Ficar rica, comer massa e não, obrigada
Há muito tempo atrás me perguntaram se eu preferia que minha mãe morresse ou se eu preferia ficar rica. Minha resposta foi "ficar rica". Depois, perguntaram se eu preferia comer o prato de massa naquele momento ou depois, frio, após de horas guardado no microondas, sem refrigeração. A resposta era óbvia: vou comer agora.
Há muito tempo atrás, mas não tanto quanto antes, me irritei por sempre ser forçada a escolher a opção mais fácil, óbvia, e me rebelei. Preferia comer depois, preferia não brincar, preferia ficar trancada no banheiro, preferia apanhar. Então, um dia me mostraram que eu devia jogar safe. Me tiraram tudo. Me reviraram. Me doeram. Preferi comer tudo, na hora, e mais um pouco. Não precisa. Não, obrigada. Sim, obrigada. Obedeci, e mais que isso, repliquei. A raiva deles era a minha, a tristeza deles era a minha, a dor deles era a minha e a culpa deles era a minha.

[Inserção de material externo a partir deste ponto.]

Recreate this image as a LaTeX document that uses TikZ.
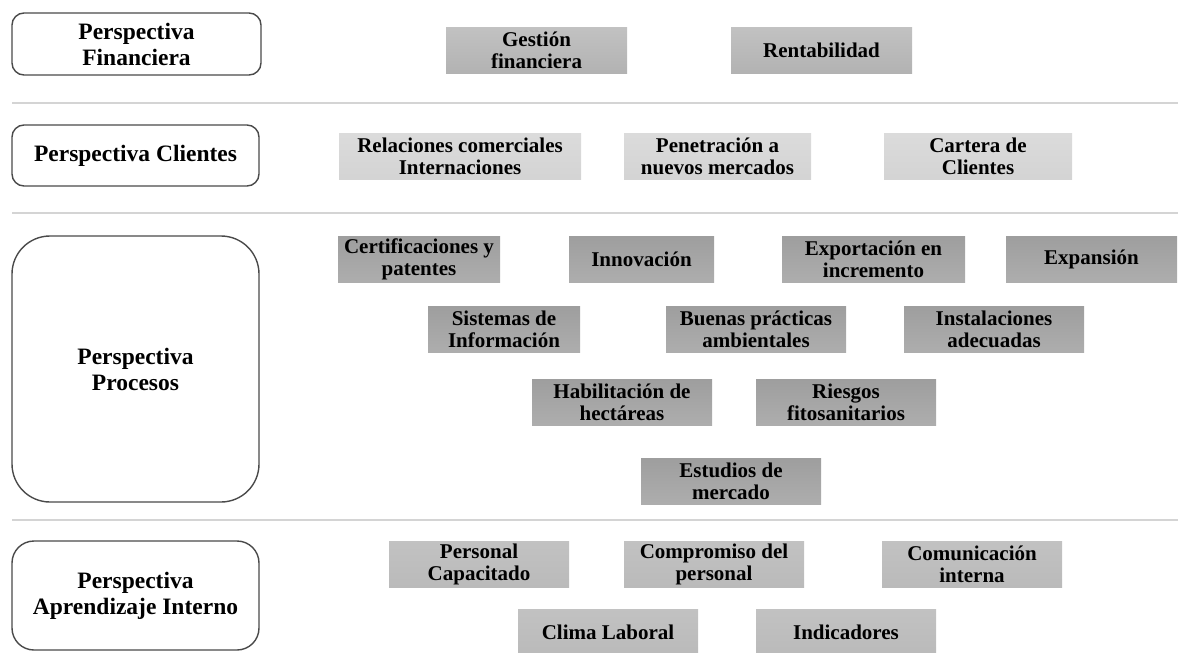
\documentclass[tikz,border=0pt]{standalone}
\usepackage{fontspec}
\setmainfont{Liberation Serif}
\usepackage{tikz}

\definecolor{sepgray}{HTML}{D4D4D4}
\definecolor{framegray}{HTML}{4A4A4A}

\begin{document}
\begin{tikzpicture}[x=1pt, y=-1pt]
	\tikzset{persp/.style = {draw=framegray, line width=1.4pt, fill=white, rounded corners=12pt, align=center, inner sep=0pt, font=\bfseries\fontsize{23.5}{26}\selectfont}}
	\tikzset{goal/.style = {align=center, inner sep=0pt, minimum height=46pt, font=\bfseries\fontsize{21}{22}\selectfont}}
	\tikzset{fin/.style = {goal, top color=black!24, bottom color=black!30}}
	\tikzset{cli/.style = {goal, top color=black!14, bottom color=black!17}}
	\tikzset{proc/.style = {goal, top color=black!38, bottom color=black!32}}
	\tikzset{apr/.style = {goal, top color=black!24, bottom color=black!27}}
	\tikzset{sep/.style = {draw=sepgray, line width=2.5pt}}
	\useasboundingbox (0, 0) rectangle (1178, 653);
	% perspectivas
	\node[persp, minimum width=249pt, minimum height=62pt] (pfin) at (136.5, 44) {Perspectiva\\Financiera};
	\node[persp, minimum width=247pt, minimum height=61pt] (pcli) at (135.5, 155.5) {Perspectiva Clientes};
	\node[persp, minimum width=247pt, minimum height=266pt, rounded corners=38pt] (ppro) at (135.5, 369) {Perspectiva\\Procesos};
	\node[persp, minimum width=247pt, minimum height=109pt, rounded corners=22pt] (papr) at (135.5, 595.5) {Perspectiva\\Aprendizaje Interno};
	\draw[sep] (12, 103) -- (1178, 103);
	\draw[sep] (12, 213) -- (1178, 213);
	\draw[sep] (12, 520) -- (1178, 520);
	% financiera
	\node[fin, minimum width=181pt] (gestion) at (536.5, 50) {Gestión\\financiera};
	\node[fin, minimum width=181pt] (rentab) at (821.5, 50) {Rentabilidad};
	% clientes
	\node[cli, minimum width=242pt] (relac) at (460, 156) {Relaciones comerciales\\Internaciones};
	\node[cli, minimum width=187pt] (penet) at (717.5, 156) {Penetración a\\nuevos mercados};
	\node[cli, minimum width=188pt] (cartera) at (978, 156) {Cartera de\\Clientes};
	% procesos
	\node[proc, minimum width=162pt] (certif) at (419, 259) {Certificaciones y\\patentes};
	\node[proc, minimum width=145pt] (innov) at (641.5, 259) {Innovación};
	\node[proc, minimum width=183pt] (export) at (873.5, 259) {Exportación en\\incremento};
	\node[proc, minimum width=171pt] (expan) at (1091.5, 259) {Expansión};
	\node[proc, minimum width=152pt] (sistemas) at (504, 329) {Sistemas de\\Información};
	\node[proc, minimum width=180pt] (buenas) at (756, 329) {Buenas prácticas\\ambientales};
	\node[proc, minimum width=180pt] (instal) at (994, 329) {Instalaciones\\adecuadas};
	\node[proc, minimum width=180pt] (habil) at (622, 402) {Habilitación de\\hectáreas};
	\node[proc, minimum width=180pt] (riesgos) at (846, 402) {Riesgos\\fitosanitarios};
	\node[proc, minimum width=180pt] (estudios) at (731, 481) {Estudios de\\mercado};
	% aprendizaje
	\node[apr, minimum width=180pt] (personal) at (479, 564) {Personal\\Capacitado};
	\node[apr, minimum width=180pt] (compro) at (714, 564) {Compromiso del\\personal};
	\node[apr, minimum width=180pt] (comunic) at (972, 564) {Comunicación\\interna};
	\node[apr, minimum width=180pt] (clima) at (608, 632) {Clima Laboral};
	\node[apr, minimum width=180pt] (indic) at (846, 632) {Indicadores};
\end{tikzpicture}
\end{document}
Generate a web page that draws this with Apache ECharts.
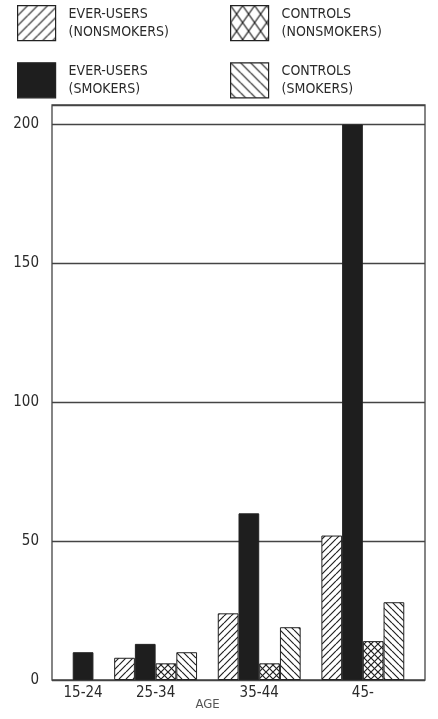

Há algum tempo cansei. Desafiei, me procurei de volta. A mim, eu me procurei. Voltei a dizer não. Não fui eu. Não quero, foda-se. Como quando quero, saio quando quero, falo o que eu quero. Mas eles tem sua rodada também. Me tiraram as coisas que conquistei: os sentimentos, as ligações, o contato. O tempo.
Dessa vez desisti de escolher. Não escolhia entre o seguro e o rebelde; não escolhia entre o sim e o não. Me abandonei. Adormeci.
Há pouco tempo despertei. Olhei em volta. Onde estou? O que estou fazendo? Como se fala mesmo? Como que abro os olhos mesmo? Aos poucos acordei. Ouvi, senti. Mas quem eu era? O que eu era? Eu não sabia. Me mexi e ao me mexer quebrei. Estava tão rija que qualquer movimento me rachava, me quebrava, esfarelava. Não havia outro jeito. Escolhi me mover. Me movi. Me movi. E fui me movendo.
Agora, percebo que as perguntas continuam. Mas não como perguntas. Elas não são mais proferidas. Elas existem. Se for para um lado, renuncio o outro. Se olhar para uma tela, não vejo a outra. Não há o que fazer. Que lição devo aprender para que não precise mais escolher? Eu não sei. Será que um dia eu vou saber?